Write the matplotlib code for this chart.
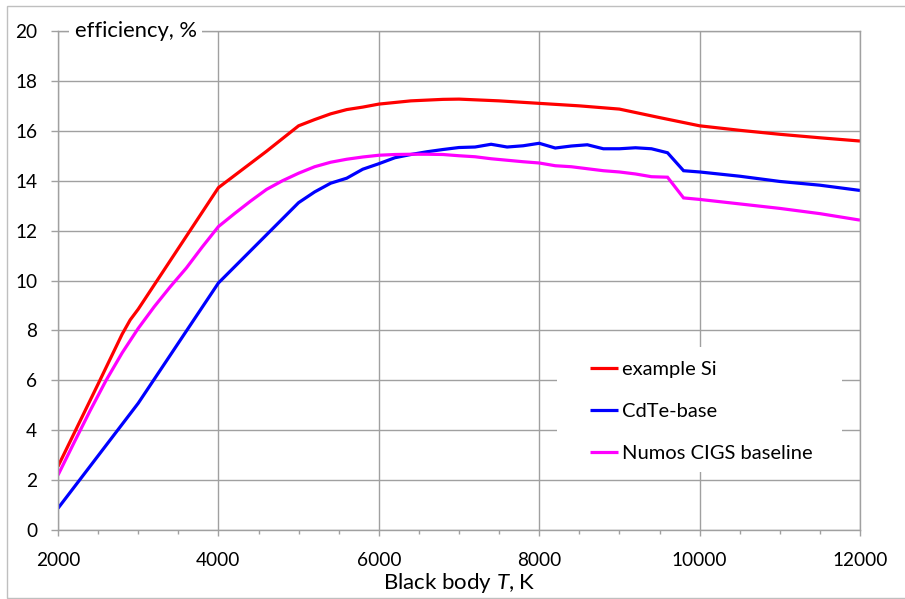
import matplotlib
matplotlib.use("Agg")
import matplotlib.pyplot as plt
import matplotlib.patches as patches
from matplotlib.ticker import MultipleLocator

plt.rcParams['font.family'] = ['Lato', 'DejaVu Sans']
plt.rcParams['mathtext.fontset'] = 'custom'
plt.rcParams['mathtext.rm'] = 'Lato'
plt.rcParams['mathtext.it'] = 'Lato:italic'

# example Si
si_T = [2000, 2500, 2800, 2900, 3000, 4000, 4600, 5000, 5200, 5400, 5600, 5800,
        6000, 6400, 6800, 7000, 7500, 8000, 8500, 9000, 9500, 10000, 10500, 11000,
        11500, 12000]
si_eff = [2.55, 5.85, 7.85, 8.42, 8.85, 13.72, 15.18, 16.2, 16.45, 16.68, 16.85,
          16.95, 17.07, 17.2, 17.26, 17.27, 17.2, 17.1, 17.0, 16.87, 16.53, 16.2,
          16.02, 15.86, 15.72, 15.59]

# CdTe-base
cdte_T = [2000, 3000, 4000, 5000, 5200, 5400, 5600, 5800, 6000, 6200, 6400, 6600,
          6800, 7000, 7200, 7400, 7600, 7800, 8000, 8200, 8400, 8600, 8800, 9000,
          9200, 9400, 9600, 9800, 10000, 10500, 11000, 11500, 12000]
cdte_eff = [0.87, 5.08, 9.9, 13.12, 13.55, 13.9, 14.1, 14.46, 14.68, 14.92, 15.05,
            15.16, 15.25, 15.33, 15.35, 15.46, 15.35, 15.4, 15.5, 15.31, 15.39,
            15.44, 15.28, 15.28, 15.32, 15.28, 15.12, 14.4, 14.35, 14.18, 13.97,
            13.82, 13.61]

# Numos CIGS baseline
cigs_T = [2000, 2200, 2400, 2600, 2800, 3000, 3200, 3400, 3600, 3800, 4000, 4200,
          4400, 4600, 4800, 5000, 5200, 5400, 5600, 5800, 6000, 6200, 6400, 6600,
          6800, 7000, 7200, 7400, 7600, 7800, 8000, 8200, 8400, 8600, 8800, 9000,
          9200, 9400, 9600, 9800, 10000, 10500, 11000, 11500, 12000]
cigs_eff = [2.2, 3.5, 4.78, 6.0, 7.1, 8.08, 8.95, 9.75, 10.5, 11.35, 12.16, 12.68,
            13.18, 13.65, 14.0, 14.3, 14.56, 14.74, 14.86, 14.95, 15.02, 15.05,
            15.06, 15.06, 15.05, 15.0, 14.96, 14.88, 14.82, 14.76, 14.71, 14.6,
            14.56, 14.48, 14.4, 14.35, 14.27, 14.16, 14.14, 13.31, 13.25, 13.07,
            12.89, 12.68, 12.42]

series = [
    (si_T, si_eff, "example Si", "#FF0000"),
    (cdte_T, cdte_eff, "CdTe-base", "#0000FF"),
    (cigs_T, cigs_eff, "Numos CIGS baseline", "#FF00FF"),
]

grid_col = "#A0A0A0"

fig = plt.figure(figsize=(9.05, 5.99), dpi=100)
ax = fig.add_axes([58/905, 1-530/599, 802/905, 499/599])

# outer chart border
fig.patches.append(patches.Rectangle((7/905, 1/599), 1.0, 1-7/599,
                                     transform=fig.transFigure, fill=False,
                                     edgecolor="#BFBFBF", linewidth=1.0))

for T, eff, name, col in series:
    ax.plot(T, eff, color=col, lw=2.3, label=name, solid_joinstyle='miter',
            solid_capstyle='butt', zorder=2)

ax.set_xlim(2000, 12000)
ax.set_ylim(0, 20)
ax.xaxis.set_major_locator(MultipleLocator(2000))
ax.xaxis.set_minor_locator(MultipleLocator(500))
ax.yaxis.set_major_locator(MultipleLocator(2))
ax.set_axisbelow(True)
ax.grid(True, which='major', color=grid_col, lw=1.0)
for s in ax.spines.values():
    s.set_color(grid_col)
    s.set_linewidth(1.0)

ax.tick_params(axis='both', which='major', labelsize=13.7, color=grid_col, width=1.0)
ax.tick_params(axis='y', which='major', length=5, pad=10)
ax.tick_params(axis='x', which='major', length=4.5, pad=11)
ax.tick_params(axis='x', which='minor', length=3, color=grid_col, width=1.0)

ax.set_xlabel("Black body $T$, K", fontsize=16, labelpad=2)

ax.text(0.021, 1.0, "efficiency, %", transform=ax.transAxes, fontsize=15.8,
        ha='left', va='center',
        bbox=dict(boxstyle='square,pad=0.25', facecolor='white', edgecolor='none'))

# legend background
ax.add_patch(patches.Rectangle((0.622, 0.1162), 0.3556, 0.2505,
                               transform=ax.transAxes, facecolor='white',
                               edgecolor='none', zorder=3))
leg = ax.legend(loc='upper left', bbox_to_anchor=(0.6633, 0.339), frameon=False,
                fontsize=14.5, handlelength=1.4, handletextpad=0.2,
                labelspacing=1.25, borderpad=0, borderaxespad=0)
leg.set_zorder(5)

fig.savefig("out.png", dpi=100)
*****
■ What you need to do
Return the material line for line, from its beginning to the line that contains "from matplotlib.ticker import MultipleLocator", with the pictures left out.

■ Task result
Write the matplotlib code for this chart.
import matplotlib
matplotlib.use("Agg")
import matplotlib.pyplot as plt
import matplotlib.patches as patches
from matplotlib.ticker import MultipleLocator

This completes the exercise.